All lines from the beginning of the listing through the line with "const onePePeak = 158.9;" are to be copied word for word; the pictures are not.

________________________

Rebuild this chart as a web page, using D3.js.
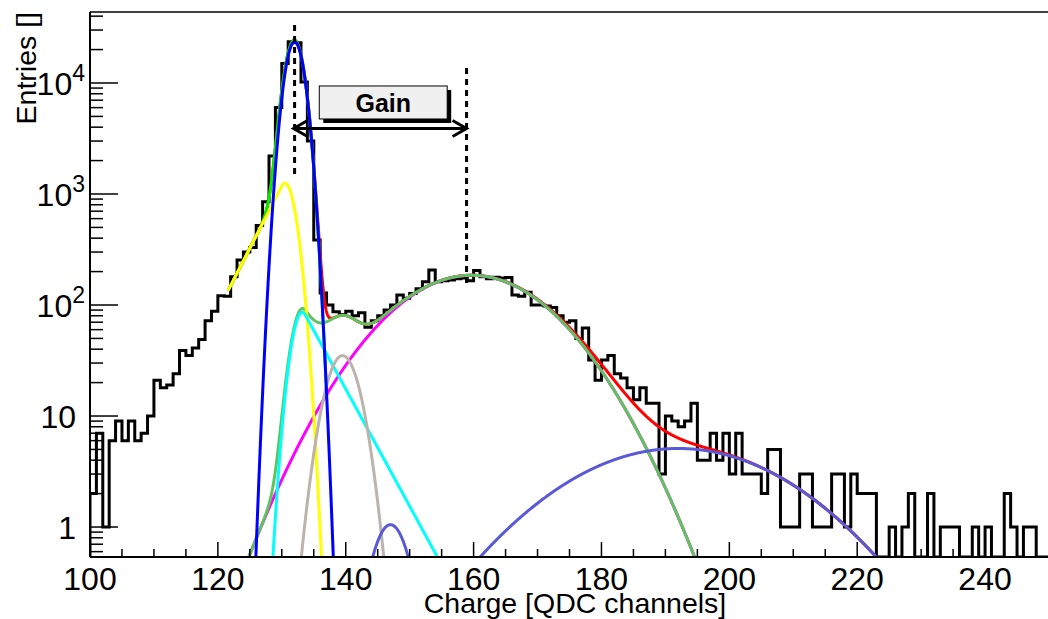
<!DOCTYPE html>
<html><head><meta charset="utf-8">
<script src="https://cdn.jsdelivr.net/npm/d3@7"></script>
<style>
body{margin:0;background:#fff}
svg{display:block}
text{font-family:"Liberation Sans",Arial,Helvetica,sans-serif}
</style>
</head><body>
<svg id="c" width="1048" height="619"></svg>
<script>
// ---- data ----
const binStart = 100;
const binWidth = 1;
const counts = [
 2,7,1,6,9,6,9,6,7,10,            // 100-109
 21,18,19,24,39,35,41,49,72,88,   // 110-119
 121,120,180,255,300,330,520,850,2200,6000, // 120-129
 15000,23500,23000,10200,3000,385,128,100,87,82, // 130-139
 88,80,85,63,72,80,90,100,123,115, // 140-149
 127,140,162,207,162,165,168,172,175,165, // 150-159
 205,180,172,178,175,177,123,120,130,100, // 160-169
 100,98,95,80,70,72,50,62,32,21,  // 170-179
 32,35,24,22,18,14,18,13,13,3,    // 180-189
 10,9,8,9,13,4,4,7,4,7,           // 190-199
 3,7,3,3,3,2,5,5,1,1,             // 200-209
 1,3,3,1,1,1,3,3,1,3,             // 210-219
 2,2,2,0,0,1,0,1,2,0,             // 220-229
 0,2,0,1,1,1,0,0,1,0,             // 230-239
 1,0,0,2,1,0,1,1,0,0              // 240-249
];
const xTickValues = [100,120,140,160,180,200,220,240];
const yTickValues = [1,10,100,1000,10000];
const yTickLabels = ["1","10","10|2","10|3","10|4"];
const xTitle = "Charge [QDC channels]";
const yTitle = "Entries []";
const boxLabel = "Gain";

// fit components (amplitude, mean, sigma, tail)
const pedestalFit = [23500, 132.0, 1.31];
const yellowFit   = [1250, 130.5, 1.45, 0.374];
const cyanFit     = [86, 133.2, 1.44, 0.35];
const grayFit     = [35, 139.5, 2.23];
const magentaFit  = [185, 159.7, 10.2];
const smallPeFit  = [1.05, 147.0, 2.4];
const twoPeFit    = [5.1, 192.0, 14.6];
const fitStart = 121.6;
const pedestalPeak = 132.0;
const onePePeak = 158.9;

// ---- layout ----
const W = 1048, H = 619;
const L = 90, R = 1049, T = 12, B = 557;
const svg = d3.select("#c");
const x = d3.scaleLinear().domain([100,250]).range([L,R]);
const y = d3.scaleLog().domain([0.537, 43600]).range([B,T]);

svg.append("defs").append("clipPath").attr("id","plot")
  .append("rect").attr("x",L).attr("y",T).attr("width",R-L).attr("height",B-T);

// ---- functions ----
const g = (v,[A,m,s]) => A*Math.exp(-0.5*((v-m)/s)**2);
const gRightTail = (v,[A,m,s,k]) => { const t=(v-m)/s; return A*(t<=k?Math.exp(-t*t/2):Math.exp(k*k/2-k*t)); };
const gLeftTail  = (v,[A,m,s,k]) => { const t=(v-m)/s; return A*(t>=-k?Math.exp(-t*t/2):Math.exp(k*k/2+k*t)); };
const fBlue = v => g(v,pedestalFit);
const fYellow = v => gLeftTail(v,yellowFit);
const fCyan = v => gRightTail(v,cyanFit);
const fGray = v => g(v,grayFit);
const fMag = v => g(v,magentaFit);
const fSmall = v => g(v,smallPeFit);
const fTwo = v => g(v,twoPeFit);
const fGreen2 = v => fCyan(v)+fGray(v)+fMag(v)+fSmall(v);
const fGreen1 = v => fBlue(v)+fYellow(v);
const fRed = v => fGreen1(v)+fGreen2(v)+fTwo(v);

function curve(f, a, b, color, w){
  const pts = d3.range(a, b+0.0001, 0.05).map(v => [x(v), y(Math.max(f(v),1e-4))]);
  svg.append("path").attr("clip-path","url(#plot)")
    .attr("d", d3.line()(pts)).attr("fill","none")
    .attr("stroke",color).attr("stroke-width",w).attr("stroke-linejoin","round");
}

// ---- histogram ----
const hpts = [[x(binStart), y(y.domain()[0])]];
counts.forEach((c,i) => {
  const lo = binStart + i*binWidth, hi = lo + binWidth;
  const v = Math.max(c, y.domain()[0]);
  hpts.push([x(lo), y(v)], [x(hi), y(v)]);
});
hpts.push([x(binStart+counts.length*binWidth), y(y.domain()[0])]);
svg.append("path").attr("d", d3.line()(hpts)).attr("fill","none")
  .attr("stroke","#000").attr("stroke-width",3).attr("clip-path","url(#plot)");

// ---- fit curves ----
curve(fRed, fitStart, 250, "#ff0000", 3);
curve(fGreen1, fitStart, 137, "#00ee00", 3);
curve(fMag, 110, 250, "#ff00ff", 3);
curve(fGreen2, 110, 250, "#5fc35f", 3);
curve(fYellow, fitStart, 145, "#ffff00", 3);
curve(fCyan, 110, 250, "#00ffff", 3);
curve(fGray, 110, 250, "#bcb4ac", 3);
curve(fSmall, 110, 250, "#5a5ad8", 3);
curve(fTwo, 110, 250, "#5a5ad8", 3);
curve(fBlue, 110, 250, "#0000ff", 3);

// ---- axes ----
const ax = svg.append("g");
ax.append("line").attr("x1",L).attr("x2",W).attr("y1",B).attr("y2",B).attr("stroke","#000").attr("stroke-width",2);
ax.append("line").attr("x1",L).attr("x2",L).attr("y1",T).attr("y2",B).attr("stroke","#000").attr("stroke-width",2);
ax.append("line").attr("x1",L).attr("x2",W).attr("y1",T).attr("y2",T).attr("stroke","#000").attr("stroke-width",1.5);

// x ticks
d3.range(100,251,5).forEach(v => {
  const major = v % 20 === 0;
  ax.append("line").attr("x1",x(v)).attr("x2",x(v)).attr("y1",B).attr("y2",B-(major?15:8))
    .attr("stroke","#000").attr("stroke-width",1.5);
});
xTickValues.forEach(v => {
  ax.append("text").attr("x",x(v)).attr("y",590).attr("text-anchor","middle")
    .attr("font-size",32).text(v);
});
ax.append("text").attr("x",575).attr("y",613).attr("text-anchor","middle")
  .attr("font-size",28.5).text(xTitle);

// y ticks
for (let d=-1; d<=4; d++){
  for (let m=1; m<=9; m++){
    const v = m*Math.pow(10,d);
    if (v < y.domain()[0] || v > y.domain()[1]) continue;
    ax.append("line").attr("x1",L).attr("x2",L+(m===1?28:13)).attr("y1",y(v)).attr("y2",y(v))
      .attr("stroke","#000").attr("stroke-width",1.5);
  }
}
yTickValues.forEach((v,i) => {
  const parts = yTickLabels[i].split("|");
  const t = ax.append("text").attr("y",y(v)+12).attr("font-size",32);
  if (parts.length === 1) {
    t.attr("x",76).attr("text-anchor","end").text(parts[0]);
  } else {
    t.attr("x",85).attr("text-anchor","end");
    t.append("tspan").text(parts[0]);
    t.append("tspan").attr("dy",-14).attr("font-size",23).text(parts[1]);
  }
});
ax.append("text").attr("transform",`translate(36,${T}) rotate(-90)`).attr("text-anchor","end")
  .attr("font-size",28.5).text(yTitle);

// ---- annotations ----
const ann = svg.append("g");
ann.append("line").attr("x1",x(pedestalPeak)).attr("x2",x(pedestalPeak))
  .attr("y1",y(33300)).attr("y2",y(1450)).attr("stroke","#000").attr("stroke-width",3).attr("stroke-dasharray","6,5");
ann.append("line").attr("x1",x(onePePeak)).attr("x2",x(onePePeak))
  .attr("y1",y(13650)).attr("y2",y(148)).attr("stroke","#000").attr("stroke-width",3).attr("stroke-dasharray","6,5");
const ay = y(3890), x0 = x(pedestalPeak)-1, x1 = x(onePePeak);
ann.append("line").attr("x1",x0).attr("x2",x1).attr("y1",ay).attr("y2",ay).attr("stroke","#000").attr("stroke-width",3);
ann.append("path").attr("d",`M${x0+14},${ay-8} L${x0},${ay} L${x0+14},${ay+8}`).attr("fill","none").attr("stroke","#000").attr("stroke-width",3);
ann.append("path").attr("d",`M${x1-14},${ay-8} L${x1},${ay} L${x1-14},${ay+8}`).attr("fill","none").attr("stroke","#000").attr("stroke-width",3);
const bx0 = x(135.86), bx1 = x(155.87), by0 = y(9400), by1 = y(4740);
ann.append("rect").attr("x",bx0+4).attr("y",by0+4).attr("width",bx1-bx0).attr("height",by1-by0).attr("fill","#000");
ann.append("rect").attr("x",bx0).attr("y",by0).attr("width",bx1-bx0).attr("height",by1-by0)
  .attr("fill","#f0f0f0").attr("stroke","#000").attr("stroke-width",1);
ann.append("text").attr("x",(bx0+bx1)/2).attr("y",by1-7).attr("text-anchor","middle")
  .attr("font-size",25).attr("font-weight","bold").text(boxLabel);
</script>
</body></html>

________________________

Written answer:
Rebuild this chart as a web page, using D3.js.
<!DOCTYPE html>
<html><head><meta charset="utf-8">
<script src="https://cdn.jsdelivr.net/npm/d3@7"></script>
<style>
body{margin:0;background:#fff}
svg{display:block}
text{font-family:"Liberation Sans",Arial,Helvetica,sans-serif}
</style>
</head><body>
<svg id="c" width="1048" height="619"></svg>
<script>
// ---- data ----
const binStart = 100;
const binWidth = 1;
const counts = [
 2,7,1,6,9,6,9,6,7,10,            // 100-109
 21,18,19,24,39,35,41,49,72,88,   // 110-119
 121,120,180,255,300,330,520,850,2200,6000, // 120-129
 15000,23500,23000,10200,3000,385,128,100,87,82, // 130-139
 88,80,85,63,72,80,90,100,123,115, // 140-149
 127,140,162,207,162,165,168,172,175,165, // 150-159
 205,180,172,178,175,177,123,120,130,100, // 160-169
 100,98,95,80,70,72,50,62,32,21,  // 170-179
 32,35,24,22,18,14,18,13,13,3,    // 180-189
 10,9,8,9,13,4,4,7,4,7,           // 190-199
 3,7,3,3,3,2,5,5,1,1,             // 200-209
 1,3,3,1,1,1,3,3,1,3,             // 210-219
 2,2,2,0,0,1,0,1,2,0,             // 220-229
 0,2,0,1,1,1,0,0,1,0,             // 230-239
 1,0,0,2,1,0,1,1,0,0              // 240-249
];
const xTickValues = [100,120,140,160,180,200,220,240];
const yTickValues = [1,10,100,1000,10000];
const yTickLabels = ["1","10","10|2","10|3","10|4"];
const xTitle = "Charge [QDC channels]";
const yTitle = "Entries []";
const boxLabel = "Gain";

// fit components (amplitude, mean, sigma, tail)
const pedestalFit = [23500, 132.0, 1.31];
const yellowFit   = [1250, 130.5, 1.45, 0.374];
const cyanFit     = [86, 133.2, 1.44, 0.35];
const grayFit     = [35, 139.5, 2.23];
const magentaFit  = [185, 159.7, 10.2];
const smallPeFit  = [1.05, 147.0, 2.4];
const twoPeFit    = [5.1, 192.0, 14.6];
const fitStart = 121.6;
const pedestalPeak = 132.0;
const onePePeak = 158.9;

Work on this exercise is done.